From where I sit above Michigan Avenue, I see from my window the tops of emerald trees waving in the summer breeze and the white foam of a passing speedboat on the city's blue lake rise and fall against a hazy horizon.
My office here at Roosevelt University where I teach as a journalism professor nowadays is a little farther south than it used to be when I was a reporter at the Chicago Tribune and later as a Chicago-based national correspondent at the New York Times--its 29th-floor perch above Wacker Drive, the river and the lake--just one symbol of how far a ghetto boy had come from the impoverished West Side where I grew up and where the dreams of many of my friends lived and died.
Whatever the true measure of my accomplishments, I am reminded these days, especially this time of year, as fall winds swirl and children return to school--and old conversations linger about the failure of public education--of a place where I once found the tools to dream. Of a place where I found safety from the gangs and violence that engulfed my neighborhood known as North Lawndale--only a 15-minute drive from my office, but a world away and once dubbed by the Tribune as the "American Millstone."
I am reminded of that refuge I found at age 14. It was a towering, yellowish brick castle known as Providence-St. Mel. And it is a place that 31 years since I graduated, my heart and mind are so fully aware helped save my life and so many others whom society says never had a fighting chance, particularly those of us born into the so-called "permanent underclass."
I am admittedly biased, an advocate of St. Mel--the little school that could--located in West Garfield. The Archdiocese of Chicago, led in 1978 by Archbishop John Cardinal Cody, sought to close the school, citing low enrollment and rising costs. That happened to be my senior year. Paul Adams III, the school's principal--a fearless black man with an afro that resembled a lion's mane--and a strict disciplinarian revered even by neighborhood thugs, the protector and visionary of the school, decided instead to fight, believing that St.
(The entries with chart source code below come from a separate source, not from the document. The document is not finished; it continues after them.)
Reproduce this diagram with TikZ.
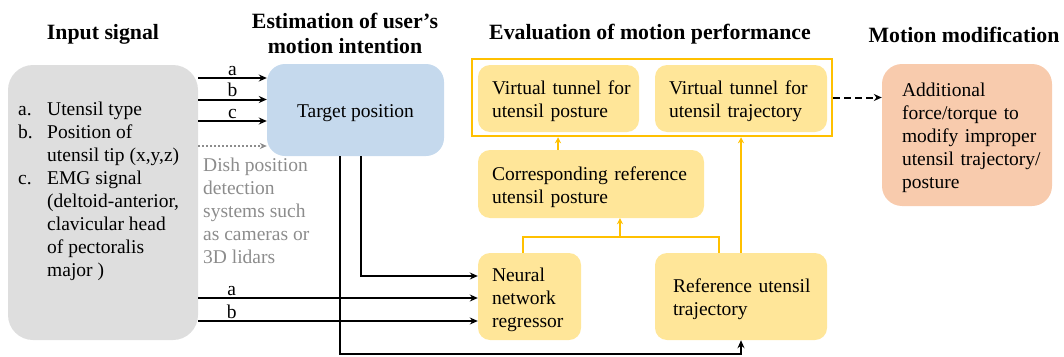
\documentclass[tikz,border=0pt]{standalone}
\usepackage{fontspec}
\setmainfont{Liberation Serif}
\usetikzlibrary{arrows.meta}
\definecolor{grayfill}{RGB}{222,222,222}
\definecolor{bluefill}{RGB}{197,217,237}
\definecolor{yelfill}{RGB}{255,230,153}
\definecolor{yelline}{RGB}{255,192,0}
\definecolor{peach}{RGB}{248,203,173}
\definecolor{dishgray}{RGB}{140,140,140}
\newcommand{\bodyfont}{\fontsize{19.5}{23.1}\selectfont}
\newcommand{\headfont}{\fontsize{21.8}{25}\selectfont\bfseries}
\newcommand{\topstrut}{\leavevmode\vrule height 19.5pt depth 0pt width 0pt}
\tikzset{
  box/.style={rounded corners=12pt, draw=none, font=\bodyfont, align=left, inner xsep=14pt, inner ysep=0pt,
    execute at begin node={\hyphenpenalty=10000\exhyphenpenalty=10000}},
  head/.style={font=\headfont, align=center, inner sep=0pt},
  arr/.style={line width=2pt, -{Stealth[length=8pt,width=7pt]}},
  oline/.style={line width=2.5pt, draw=yelline},
  oarr/.style={oline, -{Stealth[length=6pt,width=6pt]}},
  lab/.style={font=\bodyfont, inner sep=1.5pt, above}
}
\begin{document}
\begin{tikzpicture}[x=1pt,y=-1pt]
\useasboundingbox (0,0) rectangle (1064,356);
% headers
\node[head] (h1) at (103,34.5) {Input signal};
\node[head] (h2) at (345,33) {Estimation of user's\\motion intention};
\node[head] (h3) at (650,34.5) {Evaluation of motion performance};
\node[head] (h4) at (964,34.5) {Motion modification};
% input box
\node[box, fill=grayfill, rounded corners=25pt, minimum width=190pt, minimum height=275pt] (input) at (103,202.5) {};
\node[font=\bodyfont, align=left, inner sep=0pt, anchor=north west] (inputtext) at (18,101.5) {%
\makebox[29pt][l]{a.}Utensil type\\
\makebox[29pt][l]{b.}Position of\\
\hspace*{29pt}utensil tip (x,y,z)\\
\makebox[29pt][l]{c.}EMG signal\\
\hspace*{29pt}(deltoid-anterior,\\
\hspace*{29pt}clavicular head\\
\hspace*{29pt}of pectoralis\\
\hspace*{29pt}major )};
% target
\node[box, fill=bluefill, rounded corners=18pt, align=center, minimum width=177pt, minimum height=92pt] (target) at (355.5,110) {\topstrut Target position};
\node[font=\bodyfont, text=dishgray, align=left, inner sep=0pt, anchor=west] (dish) at (203,211) {Dish position\\detection\\systems such\\as cameras or\\3D lidars};
% evaluation group
\node[draw=yelline, line width=2.5pt, minimum width=360pt, minimum height=77pt, inner sep=0pt] (group) at (652,97.5) {};
\node[box, fill=yelfill, text width=133pt, minimum height=67pt] (vtp) at (558.5,98.5) {\topstrut Virtual~tunnel~for\\utensil~posture};
\node[box, fill=yelfill, text width=144pt, minimum height=67pt] (vtt) at (741,98.5) {\topstrut Virtual~tunnel~for\\utensil~trajectory};
\node[box, fill=yelfill, text width=198pt, minimum height=68pt] (corr) at (591,184) {\topstrut Corresponding~reference\\utensil~posture};
\node[box, fill=yelfill, text width=75pt, minimum height=87pt] (nn) at (529.5,296.5) {\topstrut Neural\\network\\regressor};
\node[box, fill=yelfill, inner xsep=18pt, text width=136pt, minimum height=87pt] (refT) at (741,296.5) {\topstrut Reference~utensil\\trajectory};
% modification
\node[box, fill=peach, rounded corners=20pt, inner xsep=20pt, text width=130pt, minimum height=142pt] (mod) at (967,135) {\topstrut Additional\\force/torque~to\\modify~improper\\utensil~trajectory/\\posture};
% input -> target
\draw[arr] (input.east |- 0,78) -- node[lab] {a} (target.west |- 0,78);
\draw[arr] (input.east |- 0,99.5) -- node[lab] {b} (target.west |- 0,99.5);
\draw[arr] (input.east |- 0,121) -- node[lab] {c} (target.west |- 0,121);
\draw[line width=1.5pt, draw=dishgray, dash pattern=on 2pt off 2pt, -{Stealth[length=7pt,width=6pt]}] (input.east |- 0,146) -- (target.west |- 0,146);
% input -> nn
\draw[arr] (input.east |- 0,298) -- node[lab, pos=0.12] {a} (nn.west |- 0,298);
\draw[arr] (input.east |- 0,321) -- node[lab, pos=0.12] {b} (nn.west |- 0,321);
% target -> nn, target -> refT
\draw[arr] ([xshift=5.5pt]target.south) |- (nn.west |- 0,276);
\draw[arr] ([xshift=-15.5pt]target.south) -- ([xshift=-15.5pt]target.south |- 0,354) -| (refT.south);
% orange connectors
\coordinate (junc) at (620,237);
\draw[oline] ([xshift=-6.5pt]nn.north) |- ([xshift=-22pt]refT.north |- junc) -- ([xshift=-22pt]refT.north);
\draw[oarr] (junc) -- (junc |- corr.south);
\draw[oarr] ([xshift=-33pt]corr.north) -- ([xshift=-33pt]corr.north |- group.south);
\draw[oarr] (refT.north) -- (refT.north |- group.south);
% dashed
\draw[line width=2pt, dash pattern=on 7pt off 4pt, -{Stealth[length=8pt,width=7pt]}] (group.east) -- (mod.west |- group.east);
\end{tikzpicture}
\end{document}
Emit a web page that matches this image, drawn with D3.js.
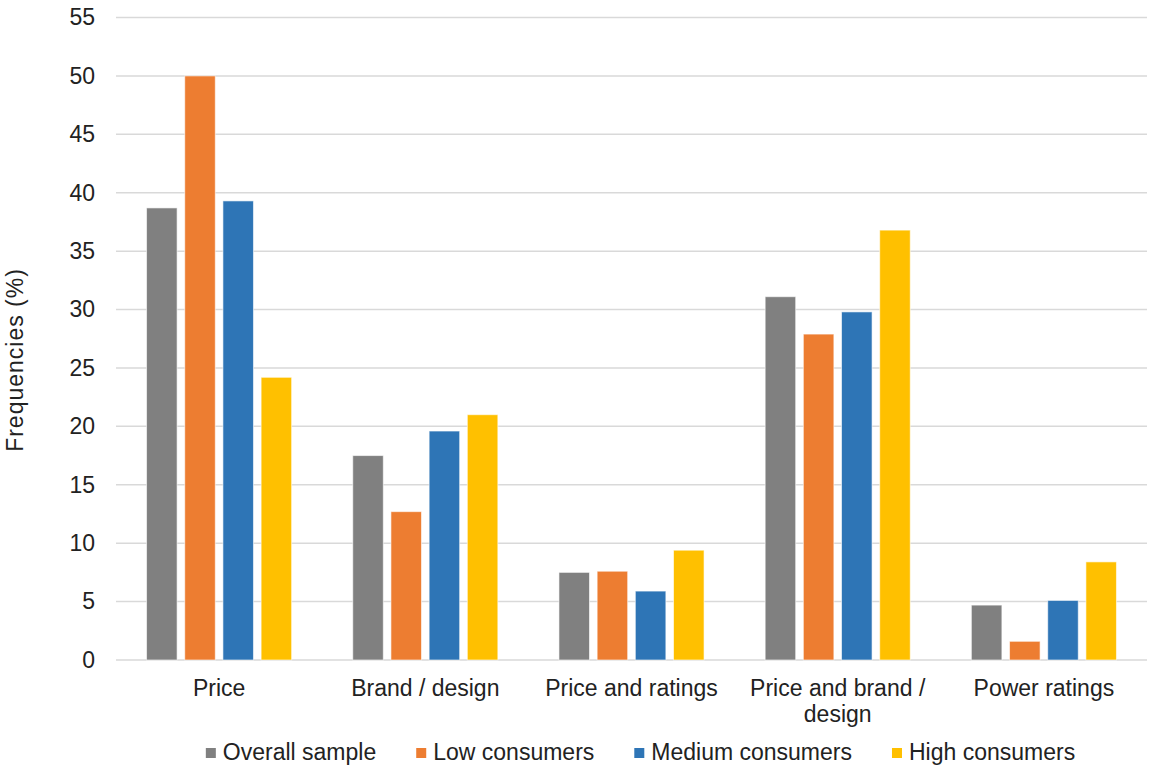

Mel and the children it served were worth saving.
So we marched--outside Holy Name Cathedral, and we protested (parents, teachers, students and administrators.) And our fight gained local and national media attention and eventually donors and later a visit by then President Ronald Reagan, who came back a second time. It was the miracle of St. Mel that he and others wanted to witness, the miracle of an inner-city school surrounded by the elements of poverty and blight and hopelessness but that steadfastly sent its graduates to major colleges and universities.
Except those of us who went to St. Mel knew the real truth of its miracle: That it was not as much a miracle as it was hard work. That it was not as much a miracle as having administrators and teachers raise the bar with unrelenting expectation. Most of us understood that to be a student at St. Mel was a privilege. That for many of us, the choice of our parents to pay tuition to send us to Catholic school was the choice sometimes between household necessities and even their own. That is was a sacrifice, a stretch. My own mother went without stockings and my stepfather without a winter coat for years, though scrounging and writing checks to keep me in school.
Back then, there were--and there remain today--few viable alternatives to failing schools for the masses of black and brown children growing up in poor urban neighborhoods. For the exceptionally smart and gifted, there are slots at select magnet schools for which they can gain admission through competitive entrance exams. But what about average or marginal students? What chance do they have?